# Data excerpt start

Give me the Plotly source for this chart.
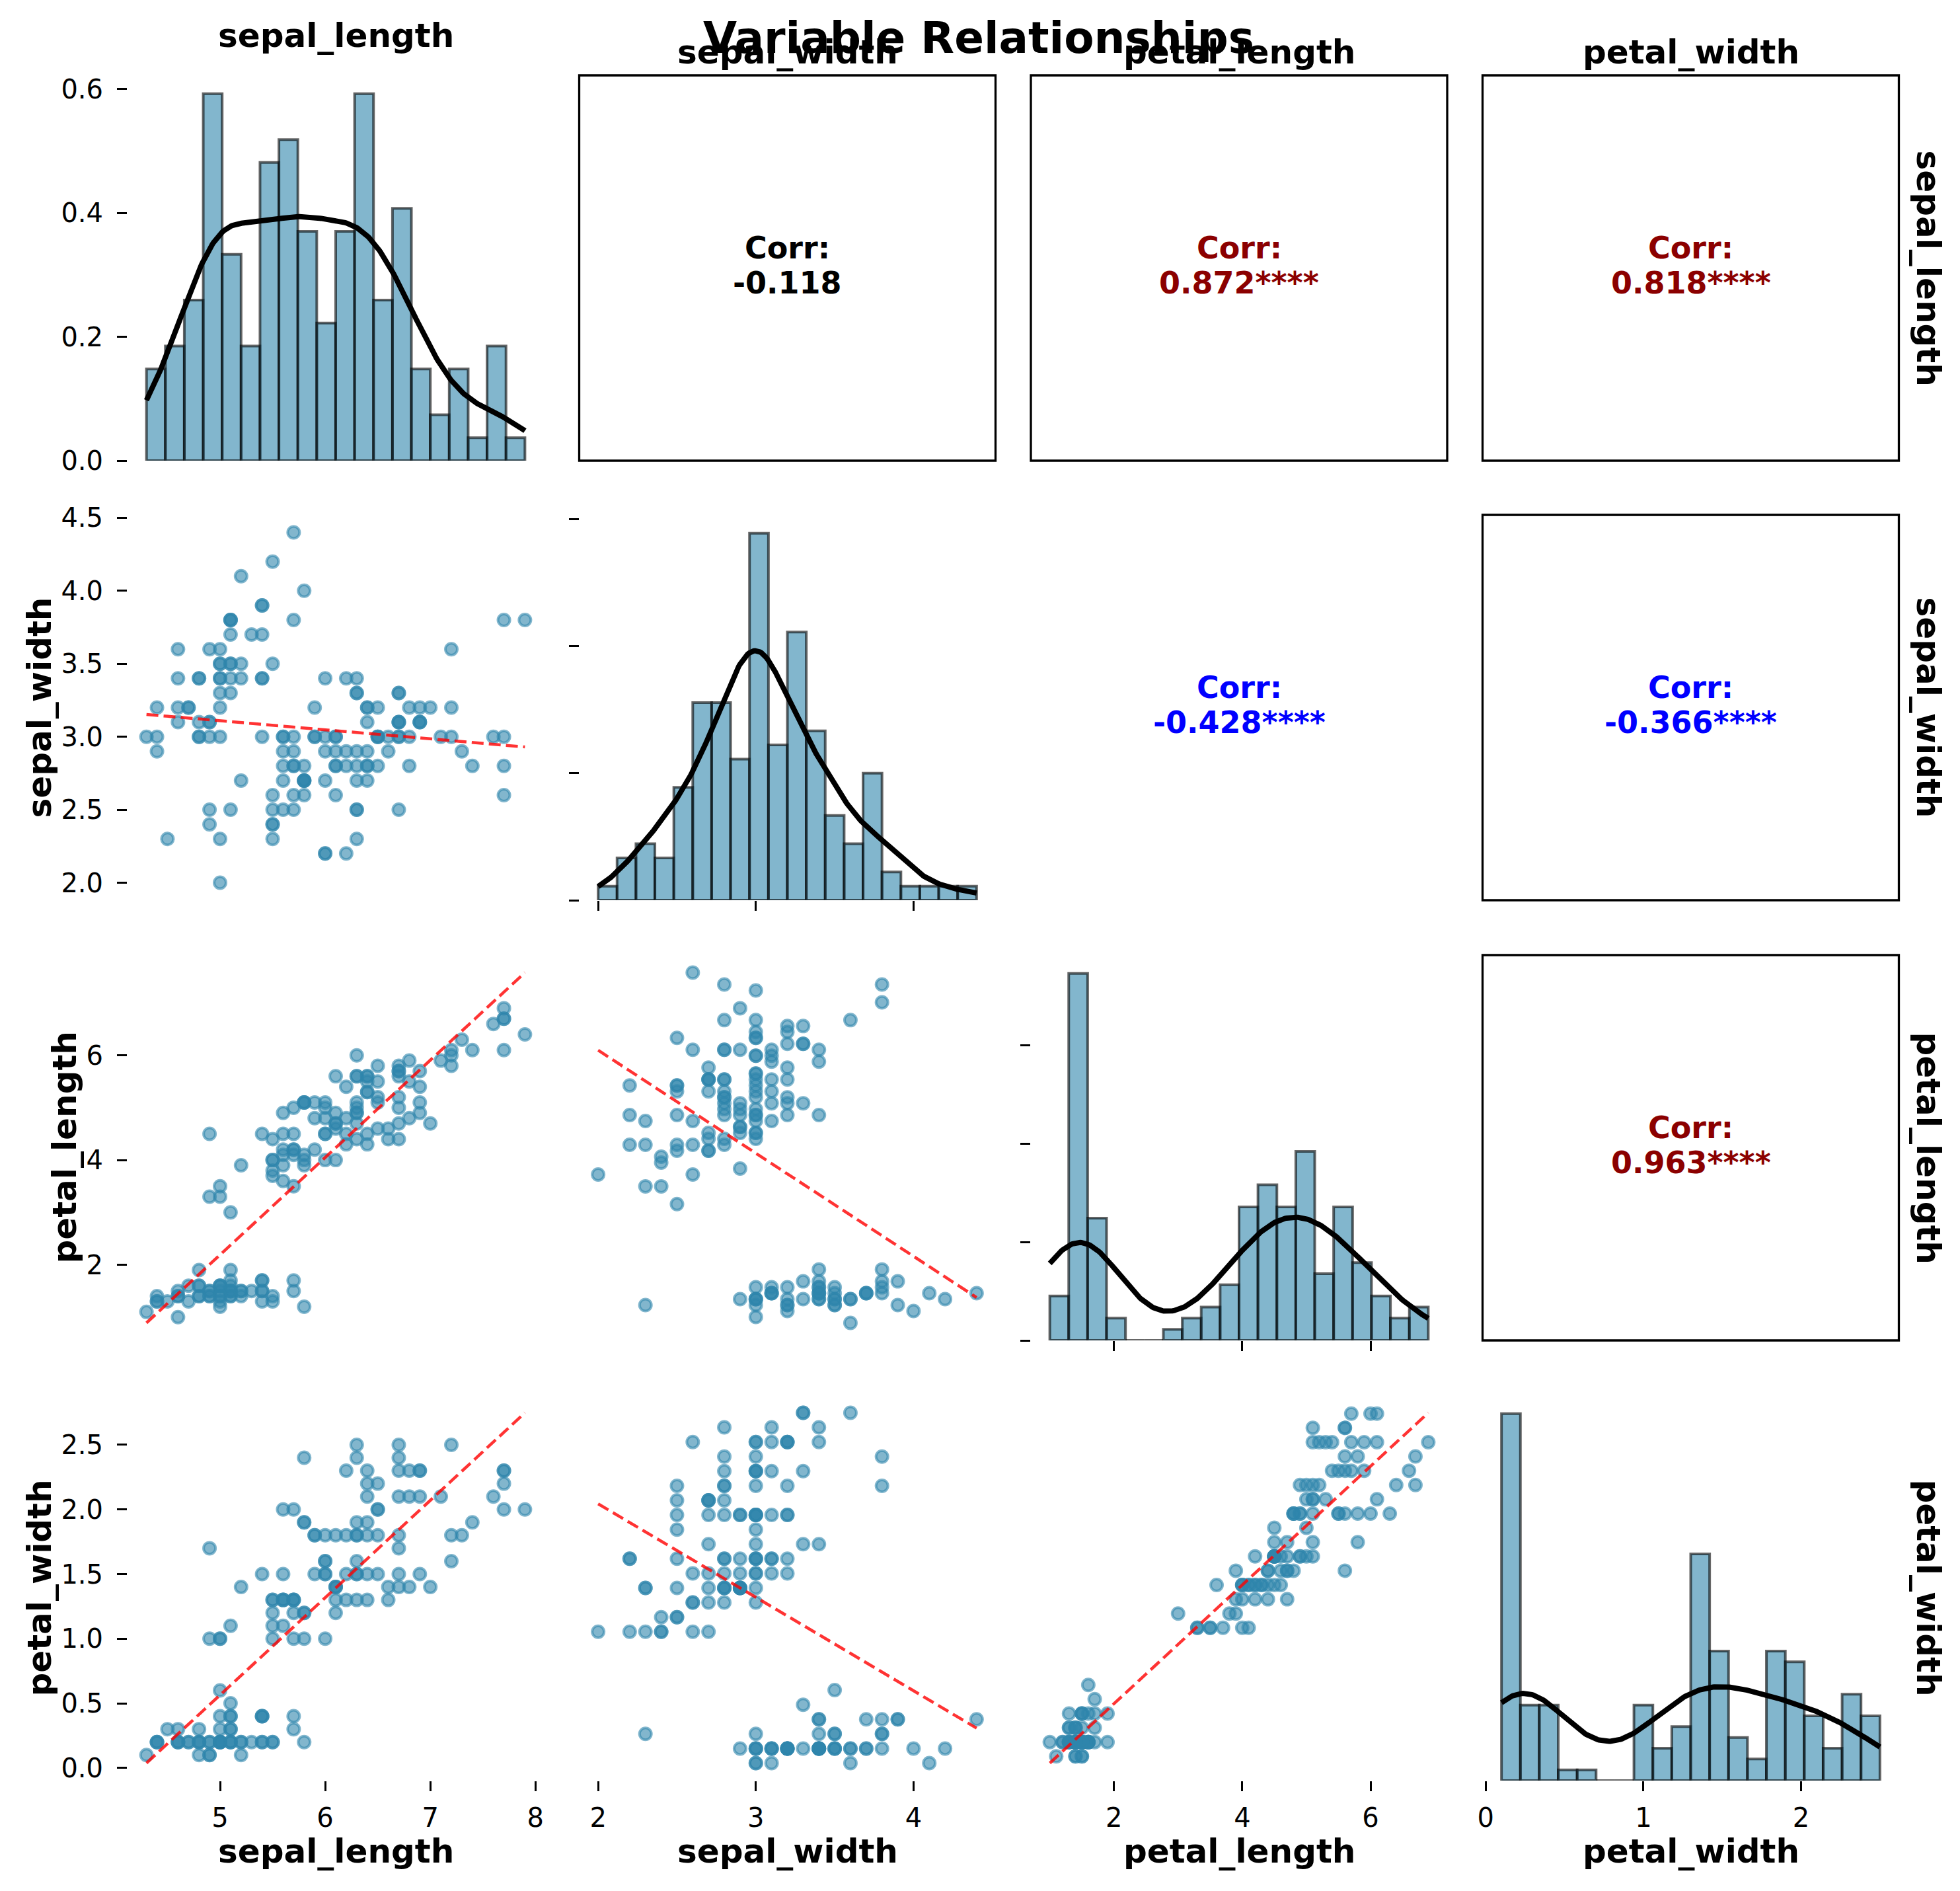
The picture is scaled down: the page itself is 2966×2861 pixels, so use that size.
import numpy as np
import plotly.graph_objects as go

variables = ["sepal_length", "sepal_width", "petal_length", "petal_width"]

sepal_length = [5.1, 4.9, 4.7, 4.6, 5.0, 5.4, 4.6, 5.0, 4.4, 4.9, 5.4, 4.8, 4.8, 4.3, 5.8, 5.7, 5.4, 5.1, 5.7, 5.1,
                5.4, 5.1, 4.6, 5.1, 4.8, 5.0, 5.0, 5.2, 5.2, 4.7, 4.8, 5.4, 5.2, 5.5, 4.9, 5.0, 5.5, 4.9, 4.4, 5.1,
                5.0, 4.5, 4.4, 5.0, 5.1, 4.8, 5.1, 4.6, 5.3, 5.0, 7.0, 6.4, 6.9, 5.5, 6.5, 5.7, 6.3, 4.9, 6.6, 5.2,
                5.0, 5.9, 6.0, 6.1, 5.6, 6.7, 5.6, 5.8, 6.2, 5.6, 5.9, 6.1, 6.3, 6.1, 6.4, 6.6, 6.8, 6.7, 6.0, 5.7,
                5.5, 5.5, 5.8, 6.0, 5.4, 6.0, 6.7, 6.3, 5.6, 5.5, 5.5, 6.1, 5.8, 5.0, 5.6, 5.7, 5.7, 6.2, 5.1, 5.7,
                6.3, 5.8, 7.1, 6.3, 6.5, 7.6, 4.9, 7.3, 6.7, 7.2, 6.5, 6.4, 6.8, 5.7, 5.8, 6.4, 6.5, 7.7, 7.7, 6.0,
                6.9, 5.6, 7.7, 6.3, 6.7, 7.2, 6.2, 6.1, 6.4, 7.2, 7.4, 7.9, 6.4, 6.3, 6.1, 7.7, 6.3, 6.4, 6.0, 6.9,
                6.7, 6.9, 5.8, 6.8, 6.7, 6.7, 6.3, 6.5, 6.2, 5.9]
sepal_width = [3.5, 3.0, 3.2, 3.1, 3.6, 3.9, 3.4, 3.4, 2.9, 3.1, 3.7, 3.4, 3.0, 3.0, 4.0, 4.4, 3.9, 3.5, 3.8, 3.8,
               3.4, 3.7, 3.6, 3.3, 3.4, 3.0, 3.4, 3.5, 3.4, 3.2, 3.1, 3.4, 4.1, 4.2, 3.1, 3.2, 3.5, 3.6, 3.0, 3.4,
               3.5, 2.3, 3.2, 3.5, 3.8, 3.0, 3.8, 3.2, 3.7, 3.3, 3.2, 3.2, 3.1, 2.3, 2.8, 2.8, 3.3, 2.4, 2.9, 2.7,
               2.0, 3.0, 2.2, 2.9, 2.9, 3.1, 3.0, 2.7, 2.2, 2.5, 3.2, 2.8, 2.5, 2.8, 2.9, 3.0, 2.8, 3.0, 2.9, 2.6,
               2.4, 2.4, 2.7, 2.7, 3.0, 3.4, 3.1, 2.3, 3.0, 2.5, 2.6, 3.0, 2.6, 2.3, 2.7, 3.0, 2.9, 2.9, 2.5, 2.8,
               3.3, 2.7, 3.0, 2.9, 3.0, 3.0, 2.5, 2.9, 2.5, 3.6, 3.2, 2.7, 3.0, 2.5, 2.8, 3.2, 3.0, 3.8, 2.6, 2.2,
               3.2, 2.8, 2.8, 2.7, 3.3, 3.2, 2.8, 3.0, 2.8, 3.0, 2.8, 3.8, 2.8, 2.8, 2.6, 3.0, 3.4, 3.1, 3.0, 3.1,
               3.1, 3.1, 2.7, 3.2, 3.3, 3.0, 2.5, 3.0, 3.4, 3.0]
petal_length = [1.4, 1.4, 1.3, 1.5, 1.4, 1.7, 1.4, 1.5, 1.4, 1.5, 1.5, 1.6, 1.4, 1.1, 1.2, 1.5, 1.3, 1.4, 1.7, 1.5,
                1.7, 1.5, 1.0, 1.7, 1.9, 1.6, 1.6, 1.5, 1.4, 1.6, 1.6, 1.5, 1.5, 1.4, 1.5, 1.2, 1.3, 1.4, 1.3, 1.5,
                1.3, 1.3, 1.3, 1.6, 1.9, 1.4, 1.6, 1.4, 1.5, 1.4, 4.7, 4.5, 4.9, 4.0, 4.6, 4.5, 4.7, 3.3, 4.6, 3.9,
                3.5, 4.2, 4.0, 4.7, 3.6, 4.4, 4.5, 4.1, 4.5, 3.9, 4.8, 4.0, 4.9, 4.7, 4.3, 4.4, 4.8, 5.0, 4.5, 3.5,
                3.8, 3.7, 3.9, 5.1, 4.5, 4.5, 4.7, 4.4, 4.1, 4.0, 4.4, 4.6, 4.0, 3.3, 4.2, 4.2, 4.2, 4.3, 3.0, 4.1,
                6.0, 5.1, 5.9, 5.6, 5.8, 6.6, 4.5, 6.3, 5.8, 6.1, 5.1, 5.3, 5.5, 5.0, 5.1, 5.3, 5.5, 6.7, 6.9, 5.0,
                5.7, 4.9, 6.7, 4.9, 5.7, 6.0, 4.8, 4.9, 5.6, 5.8, 6.1, 6.4, 5.6, 5.1, 5.6, 6.1, 5.6, 5.5, 4.8, 5.4,
                5.6, 5.1, 5.1, 5.9, 5.7, 5.2, 5.0, 5.2, 5.4, 5.1]
petal_width = [0.2, 0.2, 0.2, 0.2, 0.2, 0.4, 0.3, 0.2, 0.2, 0.1, 0.2, 0.2, 0.1, 0.1, 0.2, 0.4, 0.4, 0.3, 0.3, 0.3,
               0.2, 0.4, 0.2, 0.5, 0.2, 0.2, 0.4, 0.2, 0.2, 0.2, 0.2, 0.4, 0.1, 0.2, 0.2, 0.2, 0.2, 0.1, 0.2, 0.2,
               0.3, 0.3, 0.2, 0.6, 0.4, 0.3, 0.2, 0.2, 0.2, 0.2, 1.4, 1.5, 1.5, 1.3, 1.5, 1.3, 1.6, 1.0, 1.3, 1.4,
               1.0, 1.5, 1.0, 1.4, 1.3, 1.4, 1.5, 1.0, 1.5, 1.1, 1.8, 1.3, 1.5, 1.2, 1.3, 1.4, 1.4, 1.7, 1.5, 1.0,
               1.1, 1.0, 1.2, 1.6, 1.5, 1.6, 1.5, 1.3, 1.3, 1.3, 1.2, 1.4, 1.2, 1.0, 1.3, 1.2, 1.3, 1.3, 1.1, 1.3,
               2.5, 1.9, 2.1, 1.8, 2.2, 2.1, 1.7, 1.8, 1.8, 2.5, 2.0, 1.9, 2.1, 2.0, 2.4, 2.3, 1.8, 2.2, 2.3, 1.5,
               2.3, 2.0, 2.0, 1.8, 2.1, 1.8, 1.8, 1.8, 2.1, 1.6, 1.9, 2.0, 2.2, 1.5, 1.4, 2.3, 2.4, 1.8, 1.8, 2.1,
               2.4, 2.3, 1.9, 2.3, 2.5, 2.3, 1.9, 2.0, 2.3, 1.8]

# tick steps for each variable's value axis, and for the diagonal density axes
value_dtick = [1, 0.5, 2, 0.5]
bottom_dtick = [1, 1, 2, 1]
density_dtick = [0.2, 0.5, 0.2, None]

# upper-triangle panels that carry a frame
framed = {(0, 1), (0, 2), (0, 3), (1, 3), (2, 3)}

# ---------------- layout constants (pixels in the 2966x2861 canvas) ----------------
W, H = 2966, 2861
col_left = [193, 876.5, 1560, 2243.5]
col_w = 630
row_top = [114, 779, 1445, 2111]
row_h = 583

FONT = "DejaVu Sans"
POINT = "rgba(46,134,171,0.6)"
BAR = "rgba(46,134,171,0.6)"
LINE_RED = "rgba(255,0,0,0.8)"

columns = {
    "sepal_length": np.array(sepal_length),
    "sepal_width": np.array(sepal_width),
    "petal_length": np.array(petal_length),
    "petal_width": np.array(petal_width),
}


def px_x(p):
    return p / W


def px_y(p):
    return 1 - p / H


def kde(values, grid):
    n = len(values)
    bw = np.std(values, ddof=1) * n ** (-1 / 5)
    z = (grid[:, None] - values[None, :]) / bw
    return np.exp(-0.5 * z ** 2).sum(axis=1) / (n * bw * np.sqrt(2 * np.pi))


def padded(lo, hi, frac=0.05):
    span = hi - lo
    return [lo - frac * span, hi + frac * span]


fig = go.Figure()
layout = dict(
    template="none",
    width=W, height=H, autosize=False,
    margin=dict(l=0, r=0, t=0, b=0, pad=0, autoexpand=False),
    paper_bgcolor="white", plot_bgcolor="white",
    showlegend=False,
    font=dict(family=FONT, color="black", size=40),
)
annotations = []
shapes = []

n = len(variables)
for i in range(n):
    for j in range(n):
        k = i * n + j + 1
        xname = "x" if k == 1 else f"x{k}"
        yname = "y" if k == 1 else f"y{k}"
        x0p, x1p = col_left[j], col_left[j] + col_w
        y0p, y1p = row_top[i], row_top[i] + row_h
        xa = dict(
            domain=[px_x(x0p), px_x(x1p)],
            anchor=yname, showgrid=False, zeroline=False, showline=False, automargin=False,
            ticks="", showticklabels=False,
            tickfont=dict(family=FONT, size=40, color="black"),
            ticklen=15, tickwidth=3.3, tickcolor="black", ticklabelstandoff=6,
        )
        ya = dict(
            domain=[px_y(y1p), px_y(y0p)],
            anchor=xname, showgrid=False, zeroline=False, showline=False, automargin=False,
            ticks="", showticklabels=False,
            tickfont=dict(family=FONT, size=40, color="black"),
            ticklen=15, tickwidth=3.3, tickcolor="black", ticklabelstandoff=13,
        )
        xv = columns[variables[j]]
        yv = columns[variables[i]]

        if i == j:
            counts, edges = np.histogram(xv, bins=20, density=True)
            centers = (edges[:-1] + edges[1:]) / 2
            widths = np.diff(edges)
            fig.add_trace(go.Bar(
                x=centers, y=counts, width=widths, xaxis=xname, yaxis=yname,
                marker=dict(color=BAR, line=dict(color="rgba(0,0,0,0.6)", width=4)),
                hoverinfo="skip",
            ))
            grid = np.linspace(xv.min(), xv.max(), 300)
            dens = kde(xv, grid)
            fig.add_trace(go.Scatter(
                x=grid, y=dens, mode="lines", xaxis=xname, yaxis=yname,
                line=dict(color="black", width=8), hoverinfo="skip",
            ))
            xa["range"] = padded(xv.min(), xv.max())
            ya["range"] = [0, 1.05 * max(counts.max(), dens.max())]
            if density_dtick[i] is not None:
                ya.update(ticks="outside", tickmode="linear", tick0=0, dtick=density_dtick[i], tickformat=".1f")
            if i == 0:
                ya["showticklabels"] = True
            if 0 < i < n - 1:
                xa.update(ticks="outside", tickmode="linear", tick0=0, dtick=bottom_dtick[j])
        elif i > j:
            fig.add_trace(go.Scatter(
                x=xv, y=yv, mode="markers", xaxis=xname, yaxis=yname,
                marker=dict(size=18, color=POINT, line=dict(color=POINT, width=4)),
                hoverinfo="skip",
            ))
            slope, intercept = np.polyfit(xv, yv, 1)
            lx = np.array([xv.min(), xv.max()])
            ly = slope * lx + intercept
            fig.add_trace(go.Scatter(
                x=lx, y=ly, mode="lines", xaxis=xname, yaxis=yname,
                line=dict(color=LINE_RED, width=4.5, dash="18px,8px"), hoverinfo="skip",
            ))
            xa["range"] = padded(xv.min(), xv.max())
            ya["range"] = padded(min(yv.min(), ly.min()), max(yv.max(), ly.max()))
            if j == 0:
                ya.update(ticks="outside", showticklabels=True, tickmode="linear", tick0=0,
                          dtick=value_dtick[i], tickformat=".1f" if value_dtick[i] < 1 else "d")
        else:
            xa.update(range=[0, 1], visible=False)
            ya.update(range=[0, 1], visible=False)
            r = np.corrcoef(xv, yv)[0, 1]
            color = "black"
            if abs(r) > 0.3:
                color = "#8B0000" if r > 0 else "#0000FF"
            stars = "****" if abs(r) > 0.3 else ""
            cx = col_left[j] + col_w / 2
            cy = row_top[i] + row_h / 2
            for txt, off in (("Corr:", -30.6), (f"{r:.3f}{stars}", 22.1)):
                annotations.append(dict(
                    text=txt, xref="paper", yref="paper", x=px_x(cx), y=px_y(cy + off),
                    xanchor="center", yanchor="middle", showarrow=False,
                    font=dict(family=FONT, size=46, color=color, weight="bold"),
                ))
            if (i, j) in framed:
                shapes.append(dict(
                    type="rect", xref="paper", yref="paper",
                    x0=px_x(x0p), x1=px_x(x1p), y0=px_y(y1p), y1=px_y(y0p),
                    line=dict(color="black", width=3.3), layer="above",
                ))

        if i == n - 1:
            xa.update(ticks="outside", showticklabels=True, tickmode="linear", tick0=0, dtick=bottom_dtick[j])

        layout["xaxis" if k == 1 else f"xaxis{k}"] = xa
        layout["yaxis" if k == 1 else f"yaxis{k}"] = ya

# column titles on top, axis names below
title_centers = [53.9, 79.1, 79.1, 79.1]
for j, name in enumerate(variables):
    annotations.append(dict(
        text=name, xref="paper", yref="paper",
        x=px_x(col_left[j] + col_w / 2), y=px_y(title_centers[j]),
        xanchor="center", yanchor="middle", showarrow=False,
        font=dict(family=FONT, size=50, color="black", weight="bold"),
    ))
    annotations.append(dict(
        text=name, xref="paper", yref="paper",
        x=px_x(col_left[j] + col_w / 2), y=px_y(2800.7),
        xanchor="center", yanchor="middle", showarrow=False,
        font=dict(family=FONT, size=50, color="black", weight="bold"),
    ))

# row labels on the right and on the left
left_centers = [None, 59, 97, 59]
for i, name in enumerate(variables):
    cy = row_top[i] + row_h / 2
    annotations.append(dict(
        text=name, xref="paper", yref="paper", x=px_x(2918), y=px_y(cy),
        xanchor="center", yanchor="middle", showarrow=False, textangle=90,
        font=dict(family=FONT, size=50, color="black", weight="bold"),
    ))
    if left_centers[i] is not None:
        annotations.append(dict(
            text=name, xref="paper", yref="paper", x=px_x(left_centers[i]), y=px_y(cy),
            xanchor="center", yanchor="middle", showarrow=False, textangle=-90,
            font=dict(family=FONT, size=50, color="black", weight="bold"),
        ))

# figure title
annotations.append(dict(
    text="Variable Relationships", xref="paper", yref="paper", x=px_x(1481), y=px_y(57.5),
    xanchor="center", yanchor="middle", showarrow=False,
    font=dict(family=FONT, size=66, color="black", weight="bold"),
))

layout["annotations"] = annotations
layout["shapes"] = shapes
fig.update_layout(**layout)
fig.write_html("out.html")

# Data excerpt end

Task to carry out: Extract every line above containing the word "chart".

Written answer:
Give me the Plotly source for this chart.

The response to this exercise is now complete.